Now by saying this Nick didn’t mean that we should run our clients into the ground as if we are preparing them for the Athletics grand final in the Olympic Games! More so that we should treat each client as an individual and prepare them accordingly for their own specific goals in order to push them past their perceived limits and make progress that they may have deemed unachievable when they first sat down with you. Just like that, Amy realised how the initial assumptions around the term ‘general population’ could negatively impact on the way that trainers program their sessions.

During her time shadowing Nick, she endeavoured to draw on his knowledge and expertise to ensure that, going forward, she was able to best prepare her clients to not only achieve their goals, but to ensure that they developed the skills and knowledge to make their health and fitness routine sustainable.

During the sessions with Nick, Amy met clients of varying ages, all with different levels of fitness and all at different stages in their fitness journey. However, one thing remained consistent – Nicks planning, preparation and purpose.

Regardless of who they are, what their background is, or how fit they are, Nick’s approach to their training remains the same – train everyone as an individual and get to know what makes them tick and the rest will follow. Nick begins by asking his clients to complete a series of questionnaires to assess their current physical, emotional and mental condition. He follows this with a comprehensive movement-based assessment to give him an idea of his clients’ physical state.

This information is then carefully analysed to allow Nick to design an exercise program that is personal to the individual and their goals. These exercise programs generally consist of corrective stretches along with resistance-based exercises & cardio training, depending on the outcome of the assessments. All clients receive an easy-to-follow detailed description of their exercise program, including acute variables such as Rest, Tempo, Intensity, Duration, Repetitions and Sets.

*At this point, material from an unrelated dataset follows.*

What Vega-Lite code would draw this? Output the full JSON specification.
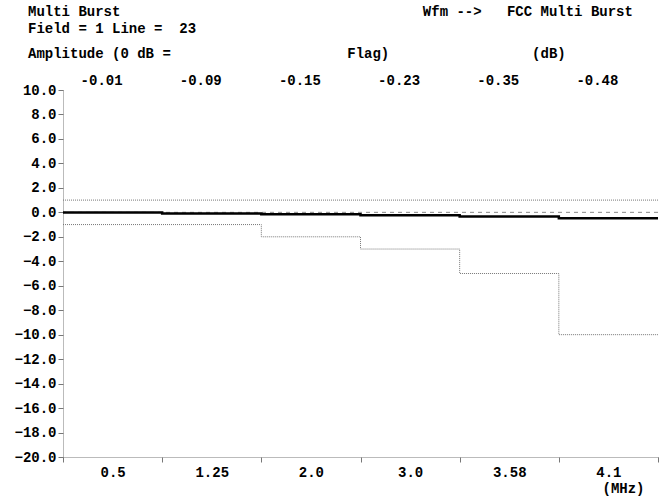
{
  "$schema": "https://vega.github.io/schema/vega-lite/v6.json",
  "width": 595,
  "height": 367,
  "autosize": "none",
  "padding": {"left": 63, "top": 90, "right": 11, "bottom": 40},
  "background": "white",
  "title": {
    "text": ["Multi Burst\u00a0\u00a0\u00a0\u00a0\u00a0\u00a0\u00a0\u00a0\u00a0\u00a0\u00a0\u00a0\u00a0\u00a0\u00a0\u00a0\u00a0\u00a0\u00a0\u00a0\u00a0\u00a0\u00a0\u00a0\u00a0\u00a0\u00a0\u00a0\u00a0\u00a0\u00a0\u00a0\u00a0\u00a0\u00a0\u00a0Wfm -->\u00a0\u00a0\u00a0FCC Multi Burst", "Field = 1 Line =\u00a0\u00a023"],
    "subtitle": "Amplitude (0 dB =\u00a0\u00a0\u00a0\u00a0\u00a0\u00a0\u00a0\u00a0\u00a0\u00a0\u00a0\u00a0\u00a0\u00a0\u00a0\u00a0\u00a0\u00a0\u00a0\u00a0\u00a0Flag)\u00a0\u00a0\u00a0\u00a0\u00a0\u00a0\u00a0\u00a0\u00a0\u00a0\u00a0\u00a0\u00a0\u00a0\u00a0\u00a0\u00a0(dB)",
    "anchor": "start",
    "frame": "group",
    "dx": -35,
    "offset": 12,
    "font": "Liberation Mono",
    "fontSize": 14,
    "fontWeight": "bold",
    "color": "black",
    "lineHeight": 17.5,
    "subtitleFont": "Liberation Mono",
    "subtitleFontSize": 14,
    "subtitleFontWeight": "bold",
    "subtitleColor": "black",
    "subtitlePadding": 11
  },
  "config": {
    "view": {"stroke": null},
    "axis": {
      "labelFont": "Liberation Mono",
      "labelFontSize": 14,
      "labelFontWeight": "bold",
      "labelColor": "black",
      "labelOverlap": false,
      "labelFlush": false,
      "labelBound": false,
      "titleFont": "Liberation Mono",
      "titleFontSize": 14,
      "titleFontWeight": "bold",
      "titleColor": "black",
      "grid": false,
      "domainColor": "#777",
      "domainDash": [1, 1],
      "domainWidth": 1,
      "tickColor": "#777",
      "tickSize": 5
    }
  },
  "datasets": {
    "bursts": [
      {"freq": "0.5", "measured": -0.01, "lower": -1, "start": 0, "end": 1},
      {"freq": "1.25", "measured": -0.09, "lower": -1, "start": 1, "end": 2},
      {"freq": "2.0", "measured": -0.15, "lower": -2, "start": 2, "end": 3},
      {"freq": "3.0", "measured": -0.23, "lower": -3, "start": 3, "end": 4},
      {"freq": "3.58", "measured": -0.35, "lower": -5, "start": 4, "end": 5},
      {"freq": "4.1", "measured": -0.48, "lower": -10, "start": 5, "end": 6}
    ],
    "references": [
      {"name": "upper", "level": 1},
      {"name": "zero", "level": 0}
    ]
  },
  "layer": [
    {
      "data": {"name": "bursts"},
      "mark": {"type": "rule", "opacity": 0},
      "encoding": {
        "x": {
          "field": "freq", "type": "ordinal", "sort": null,
          "scale": {"paddingInner": 0, "paddingOuter": 0},
          "axis": {
            "orient": "bottom", "tickBand": "extent", "labelPadding": 3, "labelAngle": 0,
            "title": "(MHz)", "titleX": 581, "titleY": 31, "titleAlign": "right", "titleBaseline": "middle"
          }
        },
        "y": {
          "datum": 0, "type": "quantitative",
          "scale": {"domain": [-20, 10], "nice": false, "zero": false},
          "axis": {
            "values": [-20, -18, -16, -14, -12, -10, -8, -6, -4, -2, 0, 2, 4, 6, 8, 10],
            "tickCount": 16, "labelOverlap": false,
            "format": ".1f", "labelPadding": 2, "title": null
          }
        }
      }
    },
    {
      "data": {"name": "bursts"},
      "mark": {"type": "rule", "opacity": 0},
      "encoding": {
        "x": {
          "field": "measured", "type": "nominal", "sort": null,
          "scale": {"paddingInner": 0, "paddingOuter": 0},
          "axis": {"orient": "top", "ticks": false, "domain": false, "labelOffset": -11, "labelPadding": 3, "labelAngle": 0, "title": null}
        }
      }
    },
    {
      "data": {"name": "references"},
      "transform": [{"filter": "datum.name === 'upper'"}],
      "mark": {"type": "rule", "color": "#777", "strokeDash": [1, 1], "strokeWidth": 1},
      "encoding": {"y": {"field": "level", "type": "quantitative", "axis": {
            "values": [-20, -18, -16, -14, -12, -10, -8, -6, -4, -2, 0, 2, 4, 6, 8, 10],
            "tickCount": 16, "labelOverlap": false,
            "format": ".1f", "labelPadding": 2, "title": null
          }}}
    },
    {
      "data": {"name": "references"},
      "transform": [{"filter": "datum.name === 'zero'"}],
      "mark": {"type": "rule", "color": "#888", "strokeDash": [4, 4], "strokeWidth": 1},
      "encoding": {"y": {"field": "level", "type": "quantitative", "axis": {
            "values": [-20, -18, -16, -14, -12, -10, -8, -6, -4, -2, 0, 2, 4, 6, 8, 10],
            "tickCount": 16, "labelOverlap": false,
            "format": ".1f", "labelPadding": 2, "title": null
          }}}
    },
    {
      "data": {"name": "bursts"},
      "transform": [{"fold": ["start", "end"], "as": ["edge", "pos"]}],
      "mark": {"type": "line", "color": "#777", "strokeDash": [1, 1], "strokeWidth": 1},
      "encoding": {
        "x": {"field": "pos", "type": "quantitative", "scale": {"domain": [0, 6], "nice": false, "zero": false}, "axis": null},
        "y": {"field": "lower", "type": "quantitative", "axis": {
            "values": [-20, -18, -16, -14, -12, -10, -8, -6, -4, -2, 0, 2, 4, 6, 8, 10],
            "tickCount": 16, "labelOverlap": false,
            "format": ".1f", "labelPadding": 2, "title": null
          }},
        "order": [{"field": "pos", "type": "quantitative"}, {"field": "lower", "type": "quantitative", "sort": "descending"}]
      }
    },
    {
      "data": {"name": "bursts"},
      "transform": [{"fold": ["start", "end"], "as": ["edge", "pos"]}],
      "mark": {"type": "line", "color": "black", "strokeWidth": 2.5},
      "encoding": {
        "x": {"field": "pos", "type": "quantitative", "scale": {"domain": [0, 6], "nice": false, "zero": false}, "axis": null},
        "y": {"field": "measured", "type": "quantitative", "axis": {
            "values": [-20, -18, -16, -14, -12, -10, -8, -6, -4, -2, 0, 2, 4, 6, 8, 10],
            "tickCount": 16, "labelOverlap": false,
            "format": ".1f", "labelPadding": 2, "title": null
          }},
        "order": [{"field": "pos", "type": "quantitative"}, {"field": "measured", "type": "quantitative", "sort": "descending"}]
      }
    }
  ],
  "resolve": {"scale": {"x": "independent"}, "axis": {"x": "independent"}}
}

Not only do the initial assessments allow Nick to find out more about the clients’ expectations, they also ensure that the client is aware of Nick’s expectations. Coming into Nicks sessions it was refreshing for Amy to see a different style of training. Not only did this allow Amy to learn new cues to pass onto her clients but it also provided her with extra tools and strategies to ensure that her clients would get the most out of their sessions with her. For example, prior to beginning a session with Nick, his clients are expected to arrive 10 minutes early and begin warming up as per the instructions in the programme. This may include:

  • Warm up exercises such as leg swings, bodyweight squats
  • Cardio warm up such as prowler push
  • Mobility activities such as foam rolling or banded stretches.


Just as every client will have different goals and expectations, every trainer will also have their own way of doing things to ensure that they get the best from their athletes. If Amy was to focus on one thing following her time with Nick it would be to remind herself and others that there is nothing ‘general’ about ‘general population’ clients. Each client has their own reasons for accessing our specific knowledge and expertise, and it is our job to ensure that we justify their investment in us with in each and every session.